NYACK, N.Y. -- While drunk or distracted driving have taken center stage in America's driving conversation, another equally dangerous action occurs with alarming frequency. According to the National Sleep Foundation, 60 percent of Americans have driven while feeling sleepy and 37 percent admit to having fallen asleep at the wheel in the past year.
The National Highway Traffic Safety Administration estimates at least 100,000 police- reported crashes are the direct result of drowsy driving annually, causing an estimated 1,550 deaths and 71,000 injuries. Before getting behind the wheel, it's important to make sure drivers are attentive and up to the task.
"If you feel yourself nodding off while driving, it’s not enough to roll down your window, turn on the radio, chew gum or pinch yourself," said Nyack Hospital sleep medicine specialist, Dr. Anita Bhola. “Pull over, find a rest area and take a brief nap for 20 minutes or so. If you are driving with someone, change drivers.”
According to Dr. Bhola, teens are by far the most likely to drive while tired. “Fifty-five percent of all drowsy driving-related crashes are seen in those less than 25 years of age,” she noted. “Teens have terrible sleep hygiene—they stay up late, they have to get up early for school and experience phase delay in their internal clock. They should be getting eight and a half to nine and a half hours of sleep, but they often don’t get anywhere near that and are among the most sleep-deprived Americans. Additionally, they are inexperienced drivers.”
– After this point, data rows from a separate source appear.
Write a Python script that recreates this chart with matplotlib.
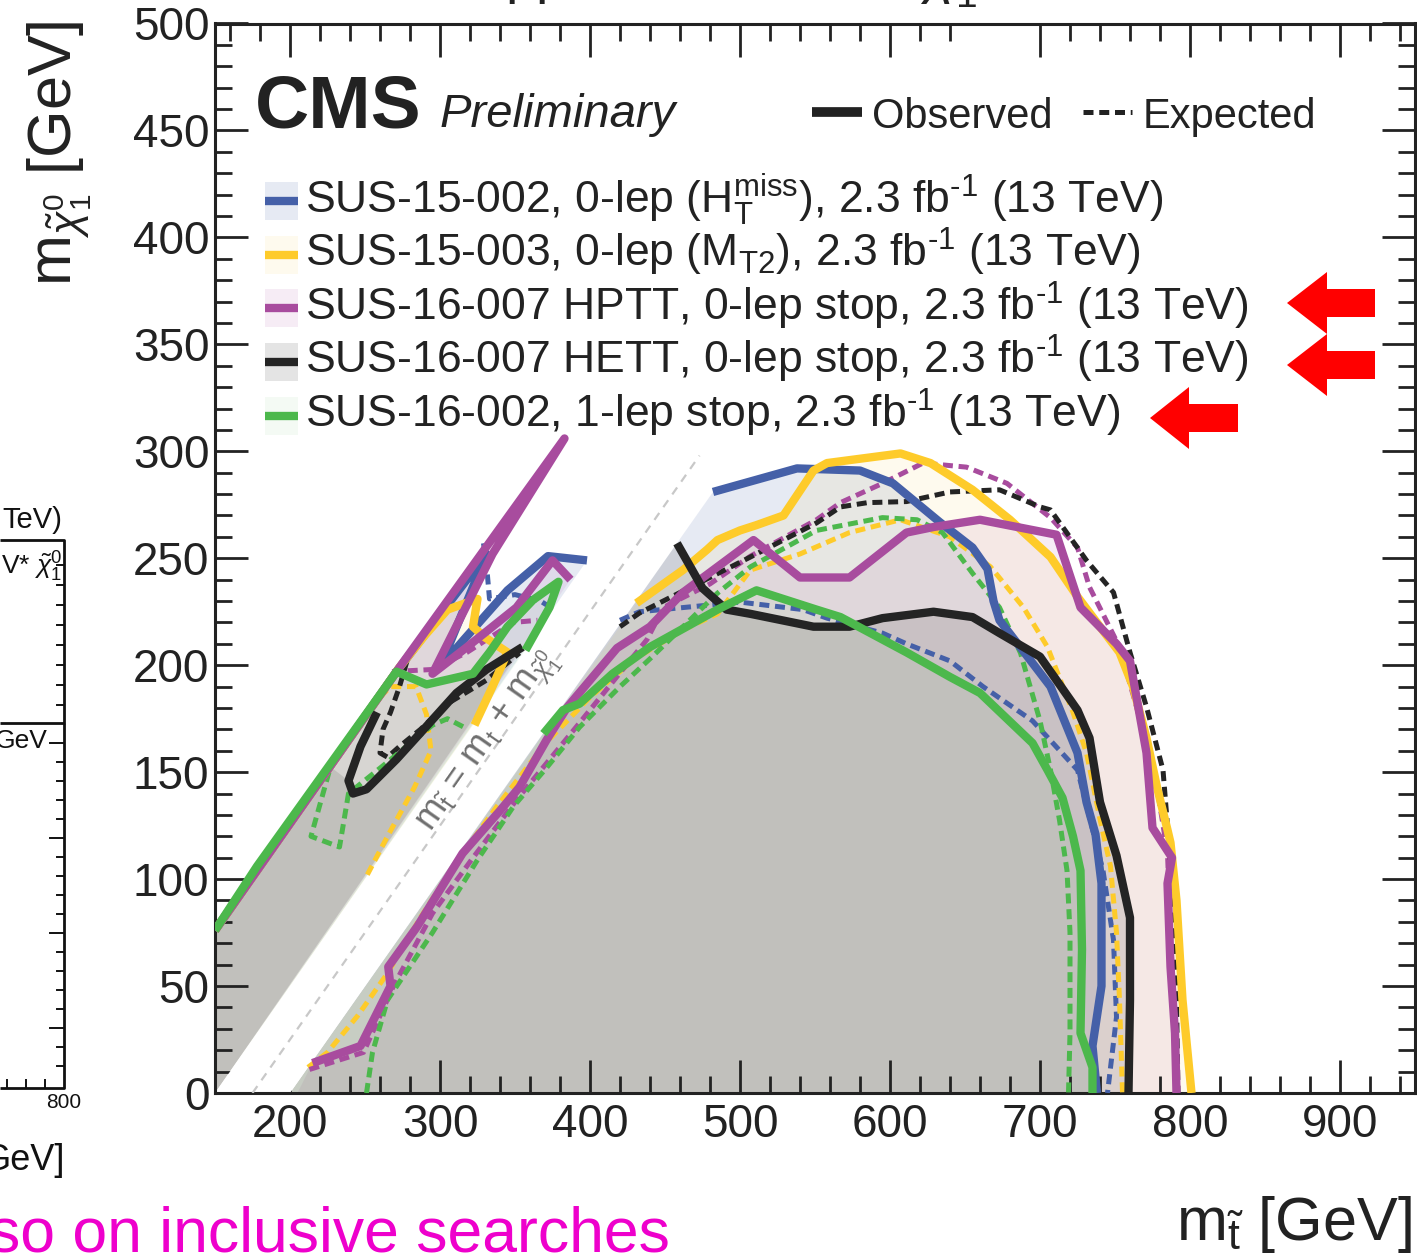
import matplotlib
matplotlib.use("Agg")
import matplotlib.pyplot as plt
from matplotlib.patches import Polygon
from matplotlib.ticker import MultipleLocator

plt.rcParams['font.family'] = ['Liberation Sans', 'DejaVu Sans']
plt.rcParams['mathtext.fontset'] = 'custom'
plt.rcParams['mathtext.rm'] = 'Liberation Sans'
plt.rcParams['mathtext.it'] = 'Liberation Sans:italic'
plt.rcParams['mathtext.bf'] = 'Liberation Sans:bold'

# contours, (m_stop, m_LSP) in GeV
# SUS-15-002, 0-lep HTmiss
blue_obs = [(482, 281), (538, 292), (580, 291), (602, 285), (633, 267), (655, 255), (665, 245),
            (669, 230), (673, 221), (695, 201), (707, 190), (725, 159), (731, 136), (737, 121),
            (741, 98), (741, 50), (735, 22), (738, 0)]
blue_exp = [(420, 221), (433, 225), (500, 229.5), (542, 226), (558, 222), (595, 215), (611, 210),
            (640, 202), (662, 190), (695, 174), (725, 151), (742, 104), (749, 71.5), (751, 35.5),
            (745, 0)]
blue_obs_low = [(150, 76), (271, 197), (331, 252), (300, 199), (316, 212), (345, 235), (372, 251),
                (398, 249)]
blue_exp_low = [(329, 257), (331, 247), (333, 231), (350, 233), (367, 230), (376, 226)]

# SUS-15-003, 0-lep MT2
yellow_obs = [(431, 229), (462, 244.5), (478, 254), (485, 258.5), (500, 263), (511, 265.5),
              (529, 270), (549, 291), (558, 294.5), (607, 299), (627, 294.5), (655, 282),
              (680, 268), (707, 250.6), (725, 232), (740, 218), (753, 206), (762, 190),
              (771, 166), (778, 143), (785, 123), (787, 117), (791, 90), (795, 43.5), (801, 0)]
yellow_exp = [(212, 12), (225, 19), (245, 36), (265, 56), (287, 82), (309, 106), (338, 134),
              (371, 164), (400, 185), (430, 203), (462, 216.5), (485, 224), (507, 244.5),
              (540, 252), (573, 262), (607, 268), (640, 260), (667, 246), (689, 227),
              (705, 208.5), (722, 178), (731, 159), (740, 128), (747, 106), (751, 75),
              (753, 43.5), (755, 0)]
yellow_obs_low = [(150, 76), (273, 199), (290, 214), (305, 226), (325, 231), (322, 218),
                  (330, 213), (345, 206), (335, 190), (323, 172)]
yellow_exp_low = [(260, 185), (267, 190), (284, 190), (291, 177), (294, 160), (283, 143),
                  (265, 120), (250, 100)]

# SUS-16-007 HPTT
purple_obs = [(215, 14), (247, 22), (267, 50), (265.5, 59), (285, 78), (315, 112), (340, 132),
              (353, 143), (371, 165), (385, 180.5), (418, 208), (440, 218), (462, 234),
              (509, 258.5), (540, 241), (573, 241), (611, 262), (629, 264.6), (660, 268),
              (711, 261), (727, 227), (751, 210), (760, 202), (771, 159), (775, 124), (788, 110),
              (785, 98), (787, 59), (790, 28), (791, 0)]
purple_exp = [(213, 11), (249, 19), (269, 50), (295, 84), (322, 110), (351, 137), (393, 173),
              (438, 212), (449, 227), (480, 238), (507, 251), (551, 268), (567, 276), (595, 285),
              (622, 294.5), (651, 292.6), (678, 285), (707, 269), (725, 255), (733, 236.5),
              (753, 208.5), (767, 174), (778, 143), (785, 112), (787, 75), (790, 28), (791, 0)]
purple_obs_low = [(150, 76), (273, 199), (383, 306), (335, 252), (295, 196), (318, 208.5),
                  (351, 227), (375, 249), (387, 240)]
purple_exp_low = [(268, 197), (295, 198), (318, 206), (349, 220), (365, 221)]

# SUS-16-007 HETT
black_obs = [(458, 257), (475, 236), (491, 226), (507, 224), (549, 218), (573, 218), (595, 222),
             (629, 225), (655, 222.5), (673, 215), (700, 204), (725, 179), (733, 166),
             (740, 136), (751, 111), (760, 82), (760, 43.5), (759, 0)]
black_exp = [(420, 218), (433, 224.4), (507, 250.6), (551, 266.5), (567, 274), (585, 276),
             (611, 276.5), (640, 281), (673, 282), (700, 274), (707, 272.6), (731, 249),
             (749, 234), (760, 206), (771, 180.5), (782, 151), (787, 107.5), (788, 90),
             (791, 43.5), (792, 0)]
black_obs_low = [(258, 178), (247, 162), (239, 146), (242, 140), (251, 142), (271, 156),
                 (293, 173), (311, 187), (331, 198), (355, 208.5)]
black_exp_low = [(278, 202), (273, 190), (267, 178), (262, 170), (260, 159), (265, 157),
                 (273, 162), (287, 170), (305, 182), (331, 193), (353, 205.7)]

# SUS-16-002, 1-lep stop
green_obs = [(369, 168), (382, 179), (393, 182), (415, 196), (440, 208.5), (485, 226),
             (511, 235), (551, 226), (567, 222.5), (595, 212), (611, 206), (640, 194.5),
             (660, 187), (695, 163.6), (705, 151), (715, 138), (722, 120), (727, 104),
             (728, 67), (727, 28), (735, 12), (735, 0)]
green_exp = [(251, 0), (255, 19), (265, 43.5), (295, 75), (325, 109), (349, 134), (371, 152),
             (393, 171), (420, 190), (440, 203), (462, 218), (485, 233.7), (507, 246),
             (551, 263), (595, 269), (618, 268), (635, 262), (655, 243), (673, 227),
             (687, 205.7), (700, 174), (707, 151), (713, 127.6), (718, 104), (720, 75),
             (720, 28), (719, 0)]
green_obs_low = [(150, 76), (178, 106), (271, 197), (291, 191), (322, 196), (333, 206),
                 (345, 218), (362, 230.5), (379, 239), (373, 227), (357, 207)]
green_exp_low = [(226, 150), (214, 120), (233, 115), (239, 140), (262, 153), (295, 172),
                 (305, 175), (316, 171)]

labels = [r"SUS-15-002, 0-lep (H$_{\rm T}^{\rm miss}$), 2.3 fb$^{\text{-1}}$ (13 TeV)",
          r"SUS-15-003, 0-lep (M$_{\rm T2}$), 2.3 fb$^{\text{-1}}$ (13 TeV)",
          r"SUS-16-007 HPTT, 0-lep stop, 2.3 fb$^{\text{-1}}$ (13 TeV)",
          r"SUS-16-007 HETT, 0-lep stop, 2.3 fb$^{\text{-1}}$ (13 TeV)",
          r"SUS-16-002, 1-lep stop, 2.3 fb$^{\text{-1}}$ (13 TeV)"]
colors = ['#4560a8', '#fecb2a', '#a84c9e', '#242424', '#4cb84c']
alphas = [0.13, 0.08, 0.10, 0.12, 0.06]

W, H = 1417, 1260
fig = plt.figure(figsize=(W / 100, H / 100), dpi=100)
ax = fig.add_axes([215 / W, 1 - 1093 / H, 1200 / W, 1069.5 / H])
ax.set_xlim(150, 950)
ax.set_ylim(0, 500)

main_sets = [(blue_obs, [(200, 0)]), (yellow_obs, [(200, 0)]), (purple_obs, [(205, 0)]),
             (black_obs, [(200, 0)]), (green_obs, [(200, 0)])]
low_sets = [blue_obs_low, yellow_obs_low, purple_obs_low,
            [(150, 76), (226, 153)] + black_obs_low[2:], green_obs_low]

# excluded regions
for (pts, close), low, c, a in zip(main_sets, low_sets, colors, alphas):
    ax.add_patch(Polygon(pts + close, closed=True, facecolor=c, alpha=a, edgecolor='none', zorder=1))
    ax.add_patch(Polygon(low + [(150, 0)], closed=True, facecolor=c, alpha=a, edgecolor='none', zorder=1))

# forbidden band around m_stop = m_top + m_LSP
ax.add_patch(Polygon([(150, 0), (200, 0), (720, 520), (670, 520)], closed=True,
                     facecolor='white', edgecolor='none', zorder=2))
ax.plot([175, 473], [0, 298], color='#c8c8c8', lw=1.6, ls=(0, (3.8, 3.2)), zorder=3)
ax.text(333, 164, r"m$_{\tilde{\rm t}}$ = m$_{\rm t}$ + m$_{\tilde{\chi}^{0}_{1}}$", rotation=55,
        rotation_mode='anchor', ha='center', va='center', fontsize=26, color='#6e6e6e', zorder=3)

exp_sets = [(blue_exp, blue_exp_low), (yellow_exp, yellow_exp_low), (purple_exp, purple_exp_low),
            (black_exp, black_exp_low), (green_exp, green_exp_low)]
obs_sets = [(blue_obs, blue_obs_low), (yellow_obs, yellow_obs_low), (purple_obs, purple_obs_low),
            (black_obs, black_obs_low), (green_obs, green_obs_low)]

for (e1, e2), c in zip(exp_sets, colors):
    for seg in (e1, e2):
        ax.plot([p[0] for p in seg], [p[1] for p in seg], color=c, lw=3.6,
                ls=(0, (2.0, 1.15)), zorder=4)
for i, ((o1, o2), c) in enumerate(zip(obs_sets, colors)):
    for seg in (o1, o2):
        ax.plot([p[0] for p in seg], [p[1] for p in seg], color=c, lw=6,
                solid_capstyle='butt', zorder=5 + 0.1 * i)

ax.xaxis.set_major_locator(MultipleLocator(100))
ax.xaxis.set_minor_locator(MultipleLocator(20))
ax.yaxis.set_major_locator(MultipleLocator(50))
ax.yaxis.set_minor_locator(MultipleLocator(10))
ax.set_xticks(range(200, 901, 100))
ax.tick_params(which='both', direction='in', top=True, right=True, color='#222222',
               labelcolor='#222222', width=2)
ax.tick_params(which='major', length=24, labelsize=33)
ax.tick_params(which='minor', length=12)
ax.tick_params(axis='x', pad=7)
ax.tick_params(axis='y', pad=4)
for s in ax.spines.values():
    s.set_linewidth(2.2)
    s.set_color('#222222')
ax.set_xlim(150, 950)

# overlay in figure pixels for labels, legend and surrounding slide content
ov = fig.add_axes([0, 0, 1, 1], zorder=10)
ov.set_xlim(0, W)
ov.set_ylim(H, 0)
ov.axis('off')
ov.patch.set_visible(False)

ov.text(60, 20, r"m$_{\tilde{\chi}^{0}_{1}}$ [GeV]", rotation=90, ha='center', va='top',
        fontsize=44, color='#222222')
ov.text(1412, 1240, r"m$_{\tilde{\rm t}}$ [GeV]", ha='right', va='baseline', fontsize=44,
        color='#222222')
ov.text(505, -6, r"pp $\rightarrow$ $\tilde{\rm t}\,\tilde{\rm t}^{*}$,  $\tilde{\rm t}$ $\rightarrow$ t $\tilde{\chi}^{0}_{1}$",
        ha='left', va='baseline', fontsize=40, color='#222222')

ov.text(255, 127, "CMS", fontsize=54, fontweight='bold', color='#222222', va='baseline')
ov.text(440, 127, "Preliminary", fontsize=34, style='italic', color='#222222', va='baseline')
ov.plot([812, 862], [112, 112], color='#222222', lw=7, solid_capstyle='butt')
ov.text(872, 128, "Observed", fontsize=30, color='#222222', va='baseline')
ov.plot([1083, 1132], [112, 112], color='#222222', lw=3.6, ls=(0, (2.0, 1.15)))
ov.text(1143, 128, "Expected", fontsize=30, color='#222222', va='baseline')

for i, (lab, c, a) in enumerate(zip(labels, colors, alphas)):
    yc = 201 + 53.7 * i
    ov.fill([265, 298, 298, 265], [yc - 19, yc - 19, yc + 19, yc + 19], color=c, alpha=a, lw=0)
    ov.plot([265, 298], [yc, yc], color=c, lw=6, solid_capstyle='butt')
    ov.text(305, yc + 12, lab, fontsize=32, color='#222222', va='baseline')

# red arrows: tip x, tip y, head base x, tail x
for tx, ty, hx, ex in [(1287, 303, 1327, 1375), (1287, 365, 1327, 1375), (1150, 418, 1189, 1238)]:
    ov.fill([tx, hx, hx, ex, ex, hx, hx], [ty, ty - 31, ty - 14, ty - 14, ty + 14, ty + 14, ty + 31],
            color='#ff0000', lw=0)

# neighbouring plot cut at the left edge of the slide
k = dict(color='#111111', lw=2, solid_capstyle='butt')
ov.plot([0, 64, 64, 0], [540, 540, 723, 723], **k)
ov.plot([64, 64, 0], [723, 1088, 1088], **k)
for j, y in enumerate(range(565, 716, 20)):
    ov.plot([57, 64], [y, y], color='#111111', lw=1.4)
for j, y in enumerate(range(743, 1080, 19)):
    ov.plot([64 - (14 if j % 5 == 0 else 7), 64], [y, y], color='#111111', lw=1.4)
for x in (7, 26, 45):
    ov.plot([x, x], [1088, 1080], color='#111111', lw=1.4)
ov.text(62, 520, "TeV)", ha='right', va='center', fontsize=21, color='#111111')
ov.text(62, 567, r"V* $\tilde{\chi}^{0}_{1}$", ha='right', va='center', fontsize=19, color='#111111')
ov.text(47, 741, "GeV", ha='right', va='center', fontsize=19, color='#111111')
ov.text(64, 1103, "800", ha='center', va='center', fontsize=15, color='#111111')
ov.text(65, 1160, "GeV]", ha='right', va='center', fontsize=26, color='#111111')
ov.text(670, 1252, "so on inclusive searches", ha='right', va='baseline', fontsize=45,
        color='#ee00cc')

fig.savefig("out.png", dpi=100)
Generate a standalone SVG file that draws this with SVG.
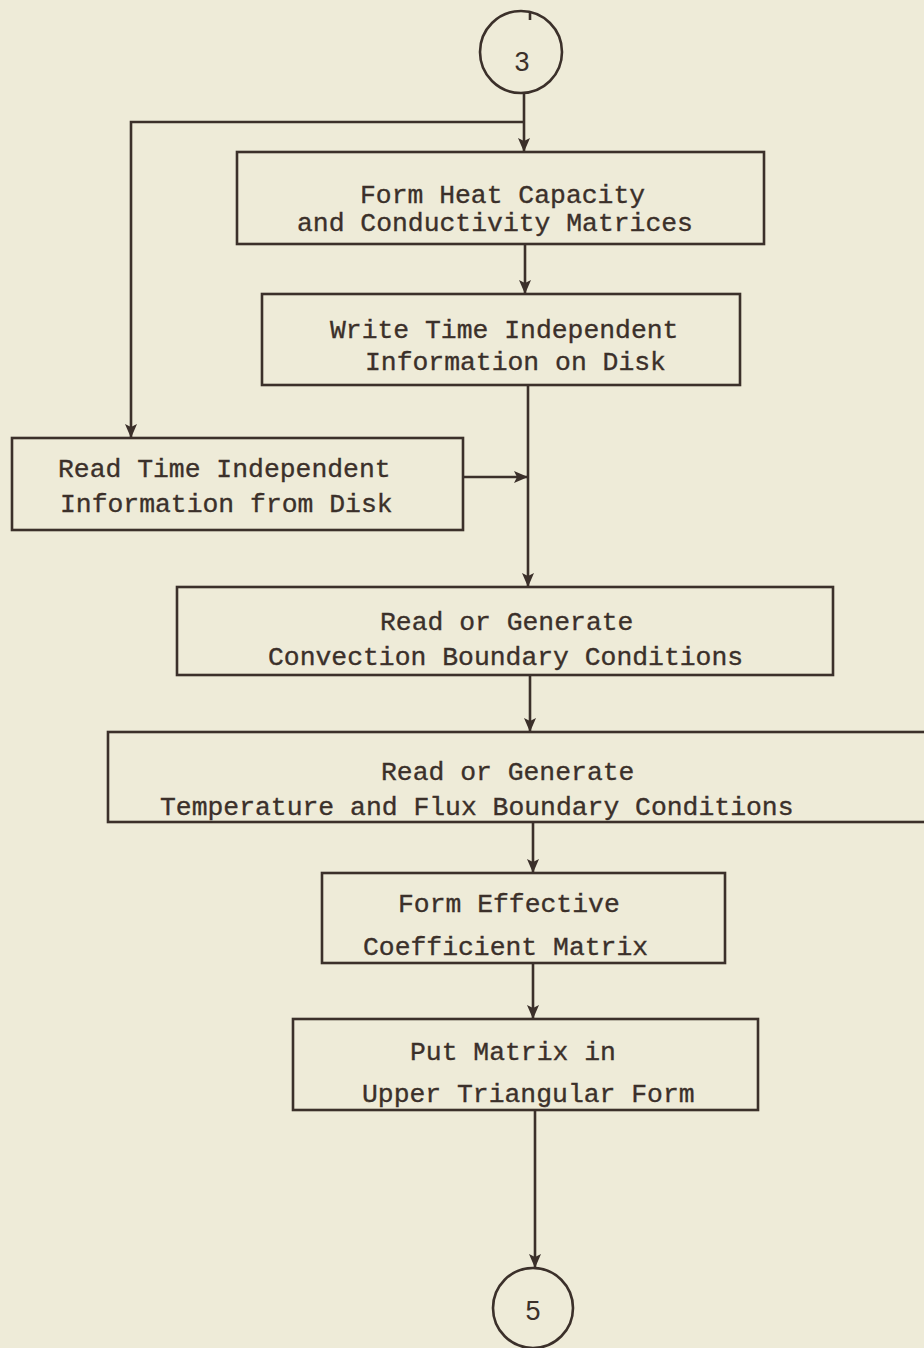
<svg xmlns="http://www.w3.org/2000/svg" width="924" height="1348" viewBox="0 0 924 1348">
<style>
.bg{fill:#eeebd8}
.box{fill:none;stroke:#3b302a;stroke-width:2.6}
.ln{fill:none;stroke:#3b302a;stroke-width:2.6}
.t{font-family:"Liberation Mono","DejaVu Sans Mono",monospace;font-size:26.4px;fill:#3b302a;stroke:#3b302a;stroke-width:0.35}
.d{font-family:"Liberation Sans",Arial,sans-serif;font-size:27px;fill:#3b302a;text-anchor:middle}
</style>
<defs>
<marker id="ah" markerUnits="userSpaceOnUse" markerWidth="14" markerHeight="16" viewBox="0 0 14 16" refX="14" refY="8" orient="auto">
<path d="M0,2 L14,8 L0,14 L3,8 Z" fill="#3b302a"/>
</marker>
</defs>
<rect class="bg" x="0" y="0" width="924" height="1348"/>

<g id="connectors">
<line class="ln" x1="524" y1="93" x2="524" y2="152" marker-end="url(#ah)"/>
<polyline class="ln" points="524,122 131,122 131,438" marker-end="url(#ah)"/>
<line class="ln" x1="525" y1="244" x2="525" y2="294" marker-end="url(#ah)"/>
<line class="ln" x1="528" y1="385" x2="528" y2="587" marker-end="url(#ah)"/>
<line class="ln" x1="463" y1="477" x2="528" y2="477" marker-end="url(#ah)"/>
<line class="ln" x1="530" y1="675" x2="530" y2="732" marker-end="url(#ah)"/>
<line class="ln" x1="533" y1="822" x2="533" y2="873" marker-end="url(#ah)"/>
<line class="ln" x1="533" y1="963" x2="533" y2="1019" marker-end="url(#ah)"/>
<line class="ln" x1="535" y1="1110" x2="535" y2="1268" marker-end="url(#ah)"/>
</g>

<g id="c3">
<circle class="box" cx="521" cy="52" r="41"/>
<line class="ln" x1="530" y1="12" x2="530" y2="20"/>
<text class="d" x="522" y="71">3</text>
</g>

<g id="n1">
<rect class="box" x="237" y="152" width="527" height="92"/>
<text class="t" x="360" y="203">Form Heat Capacity</text>
<text class="t" x="297" y="231">and Conductivity Matrices</text>
</g>

<g id="n2">
<rect class="box" x="262" y="294" width="478" height="91"/>
<text class="t" x="330" y="338">Write Time Independent</text>
<text class="t" x="365" y="370">Information on Disk</text>
</g>

<g id="n3">
<rect class="box" x="12" y="438" width="451" height="92"/>
<text class="t" x="58" y="477">Read Time Independent</text>
<text class="t" x="60" y="512">Information from Disk</text>
</g>

<g id="n4">
<rect class="box" x="177" y="587" width="656" height="88"/>
<text class="t" x="380" y="630">Read or Generate</text>
<text class="t" x="268" y="665">Convection Boundary Conditions</text>
</g>

<g id="n5">
<rect class="box" x="108" y="732" width="840" height="90"/>
<text class="t" x="381" y="780">Read or Generate</text>
<text class="t" x="160" y="815">Temperature and Flux Boundary Conditions</text>
</g>

<g id="n6">
<rect class="box" x="322" y="873" width="403" height="90"/>
<text class="t" x="398" y="912">Form Effective</text>
<text class="t" x="363" y="955">Coefficient Matrix</text>
</g>

<g id="n7">
<rect class="box" x="293" y="1019" width="465" height="91"/>
<text class="t" x="410" y="1060">Put Matrix in</text>
<text class="t" x="362" y="1102">Upper Triangular Form</text>
</g>

<g id="c5">
<circle class="box" cx="533" cy="1308" r="40"/>
<text class="d" x="533" y="1320">5</text>
</g>
</svg>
The best way to prevent drowsy driving is simply to get enough sleep. Studies recommend seven to nine hours for adults, and from eight and a half to nine and half hours for teens.
Some patients may exhibit signs of a larger sleep disorder, such as snoring or feeling sleepy during the day, and should speak to a doctor about treatment options. It's also important to check medication labels to see if it might be making you sleepy as well as avoiding alcohol before getting behind the wheel. Sometimes, it's just too much effort to drive home. In those cases, always get a ride home, take a taxi or use public transportation.
“Most people underestimate how drowsy they are, or focus on the need to get somewhere,” Dr. Bhola said. “But it only takes 4 seconds of lapse in attention to cause an accident.”